> **Data excerpt**:
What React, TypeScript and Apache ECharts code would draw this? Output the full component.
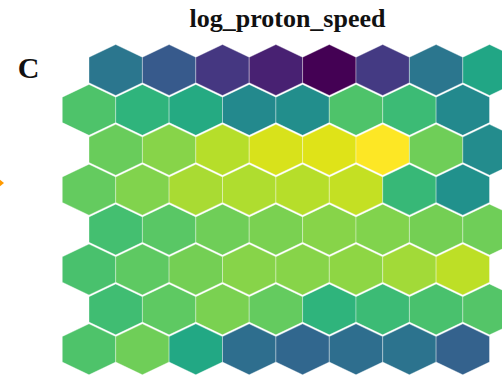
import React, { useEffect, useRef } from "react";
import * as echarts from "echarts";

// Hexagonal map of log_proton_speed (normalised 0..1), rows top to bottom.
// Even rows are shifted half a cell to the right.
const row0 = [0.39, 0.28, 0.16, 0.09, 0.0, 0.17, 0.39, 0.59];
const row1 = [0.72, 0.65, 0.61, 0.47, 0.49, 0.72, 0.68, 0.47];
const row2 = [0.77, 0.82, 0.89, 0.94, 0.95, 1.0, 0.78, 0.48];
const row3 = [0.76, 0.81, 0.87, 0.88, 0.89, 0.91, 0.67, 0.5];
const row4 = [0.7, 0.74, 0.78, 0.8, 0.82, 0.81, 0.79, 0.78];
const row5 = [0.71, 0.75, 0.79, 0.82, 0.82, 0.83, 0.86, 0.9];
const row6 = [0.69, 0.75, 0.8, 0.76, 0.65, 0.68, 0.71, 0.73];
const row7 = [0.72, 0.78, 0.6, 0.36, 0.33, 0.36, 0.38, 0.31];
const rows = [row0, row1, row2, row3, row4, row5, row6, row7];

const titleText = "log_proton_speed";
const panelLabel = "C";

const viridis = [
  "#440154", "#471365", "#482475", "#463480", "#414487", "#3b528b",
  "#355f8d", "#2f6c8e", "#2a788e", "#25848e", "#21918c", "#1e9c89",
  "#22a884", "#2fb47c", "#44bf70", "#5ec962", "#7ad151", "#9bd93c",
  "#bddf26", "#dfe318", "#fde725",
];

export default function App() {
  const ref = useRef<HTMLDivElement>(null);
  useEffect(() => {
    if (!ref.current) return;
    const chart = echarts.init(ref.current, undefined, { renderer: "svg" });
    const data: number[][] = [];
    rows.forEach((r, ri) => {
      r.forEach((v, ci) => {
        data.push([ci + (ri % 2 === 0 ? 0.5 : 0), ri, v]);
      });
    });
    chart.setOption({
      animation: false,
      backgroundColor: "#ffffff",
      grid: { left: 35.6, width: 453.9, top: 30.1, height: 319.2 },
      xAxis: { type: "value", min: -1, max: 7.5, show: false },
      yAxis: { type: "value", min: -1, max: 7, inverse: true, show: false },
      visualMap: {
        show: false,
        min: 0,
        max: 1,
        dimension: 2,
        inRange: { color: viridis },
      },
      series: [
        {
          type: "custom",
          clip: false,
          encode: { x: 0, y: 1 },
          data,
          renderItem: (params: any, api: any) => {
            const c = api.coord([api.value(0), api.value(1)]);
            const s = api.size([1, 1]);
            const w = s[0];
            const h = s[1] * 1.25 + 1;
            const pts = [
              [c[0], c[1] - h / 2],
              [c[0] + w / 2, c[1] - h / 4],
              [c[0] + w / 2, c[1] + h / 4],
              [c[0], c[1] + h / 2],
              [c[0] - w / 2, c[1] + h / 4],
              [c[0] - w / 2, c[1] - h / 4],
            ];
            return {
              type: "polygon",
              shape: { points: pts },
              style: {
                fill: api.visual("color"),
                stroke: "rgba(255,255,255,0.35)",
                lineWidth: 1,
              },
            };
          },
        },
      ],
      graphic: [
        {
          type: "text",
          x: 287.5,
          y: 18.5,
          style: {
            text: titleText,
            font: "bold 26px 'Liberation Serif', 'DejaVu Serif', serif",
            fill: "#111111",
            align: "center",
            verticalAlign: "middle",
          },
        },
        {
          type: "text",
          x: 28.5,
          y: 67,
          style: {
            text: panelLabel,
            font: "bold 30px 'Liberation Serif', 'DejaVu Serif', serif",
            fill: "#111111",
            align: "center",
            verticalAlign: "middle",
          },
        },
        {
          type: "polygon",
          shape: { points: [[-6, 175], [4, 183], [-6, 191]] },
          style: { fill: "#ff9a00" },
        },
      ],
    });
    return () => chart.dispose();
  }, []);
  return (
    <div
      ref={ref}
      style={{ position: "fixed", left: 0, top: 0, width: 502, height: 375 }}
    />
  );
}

> **Directions for this task**:
Every line from the top of the material above through the line with "import * as" should be duplicated exactly, please; leave out the pictures.

> **Full solution**:
What React, TypeScript and Apache ECharts code would draw this? Output the full component.
import React, { useEffect, useRef } from "react";
import * as echarts from "echarts";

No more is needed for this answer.